Evaluate Whisper on two different datasets

Hi, I am fine-tuning Whisper on the Spanish common voice training split and evaluating on an interleaved dataset (Spanish and English validation splits).

training_dataset -----> Spanish train split only
validation_dataset ------> Both English and Spanish validation splits

After training, I would like to get english_WER and epanish_WER through the compute_metrics function. This is what I did:

During the interleaving, I kept the column called locale.

#1) I filtered the English and Spanish eval splits
english_validation = vectorized_datasets["validation"].filter(lambda i: i["locale"] == "en")
spanish_validation = vectorized_datasets["validation"].filter(lambda i: i["locale"] == "es")

#2) I use the following callback to compute metrics
    class ComputeMetricsCallback(TrainerCallback):
        def on_evaluate(self, args, state, eval_dataloader, control, **kwargs):
                if isinstance(eval_dataloader.dataset, english_validation):
                        def compute_metrics(pred):
                               pred_ids = pred.predictions
                              pred.label_ids[pred.label_ids == -100] = tokenizer.pad_token_id
                              pred_str = tokenizer.batch_decode(pred_ids, skip_special_tokens=True)
                              # we do not want to group tokens when computing the metrics
                              label_str = tokenizer.batch_decode(pred.label_ids, skip_special_tokens=True)
                              en_wer = metric.compute(predictions=pred_str, references=label_str)
                              return {"en_wer": en_wer}
                elif isinstance(eval_dataloader.dataset, spanish_validation):
                         def compute_metrics(pred):
                               pred_ids = pred.predictions
                              pred.label_ids[pred.label_ids == -100] = tokenizer.pad_token_id
                              pred_str = tokenizer.batch_decode(pred_ids, skip_special_tokens=True)
                              # we do not want to group tokens when computing the metrics
                              label_str = tokenizer.batch_decode(pred.label_ids, skip_special_tokens=True)
                              es_wer = metric.compute(predictions=pred_str, references=label_str)
                              return {"es_wer": es_wer}

#3) I pass this to the trainer, but I do not know if I should keep `compute_metrics` and `eval_dataset` in the trainer

trainer = Seq2SeqTrainer(
        model=model,
        args=training_args,
        train_dataset=vectorized_datasets["train"] if training_args.do_train else None,
        eval_dataset=vectorized_datasets["validation"] if training_args.do_eval else None,
        tokenizer=feature_extractor,
        data_collator=data_collator,
        compute_metrics=compute_metrics if training_args.predict_with_generate else None,
        callbacks=[ComputeMetricsCallback()],
    )

#4) the last step is when doing (do_eval):

    english_results = {}
    spanish_results = {}
    if training_args.do_eval:
        logger.info("*** Evaluate ***")
        # EVAL ENGLISH
        english_metrics = trainer.evaluate(
            eval_dataset = english_validation,
            metric_key_prefix="validation",
            max_length=training_args.generation_max_length,
            num_beams=training_args.generation_num_beams,
        )
        max_eval_samples = (
            data_args.max_eval_samples if data_args.max_eval_samples is not None else len(english_validation["validation"])
        )
        english_metrics["eval_samples"] = min(max_eval_samples, len(english_validation["validation"]))
        print("------> printing english metrics", english_metrics)

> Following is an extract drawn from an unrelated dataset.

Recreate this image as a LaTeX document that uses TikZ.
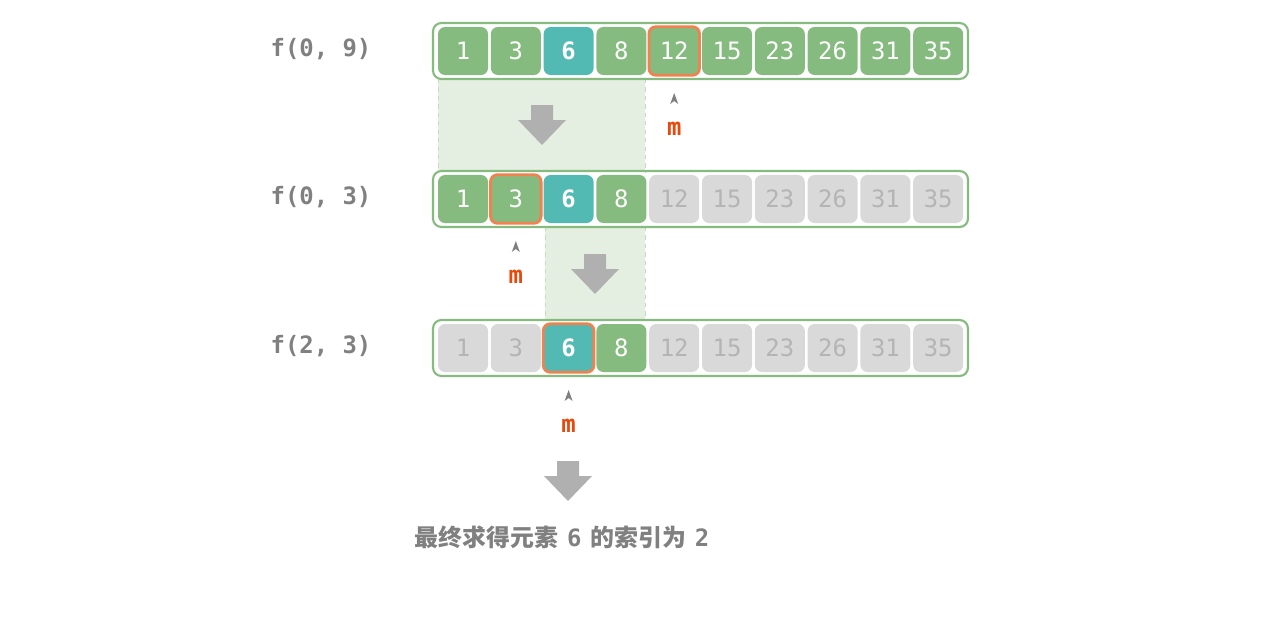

        trainer.log_metrics("validation", english_metrics)
        trainer.save_metrics("validation", english_metrics)
        # EVAL SPANISH
        spanish_metrics = trainer.evaluate(
            eval_dataset = spanish_validation,
            metric_key_prefix="validation",
            max_length=training_args.generation_max_length,
            num_beams=training_args.generation_num_beams,
        )
        max_eval_samples = (
            data_args.max_eval_samples if data_args.max_eval_samples is not None else len(spanish_validation["validation"])
        )
        spanish_metrics["eval_samples"] = min(max_eval_samples, len(spanish_validation["validation"]))
        print("------> printing spnaish metrics", spanish_metrics)
        trainer.log_metrics("validation", spanish_metrics)
        trainer.save_metrics("validation", spanish_metrics)

Is this approach right? Or if there is a way to evaluate Whisper on two eval splits and compute WER for each, please let know how to do it. Thanks.

Hi, did it work for you?
I am also interested in evaluating on multiple test sets during training.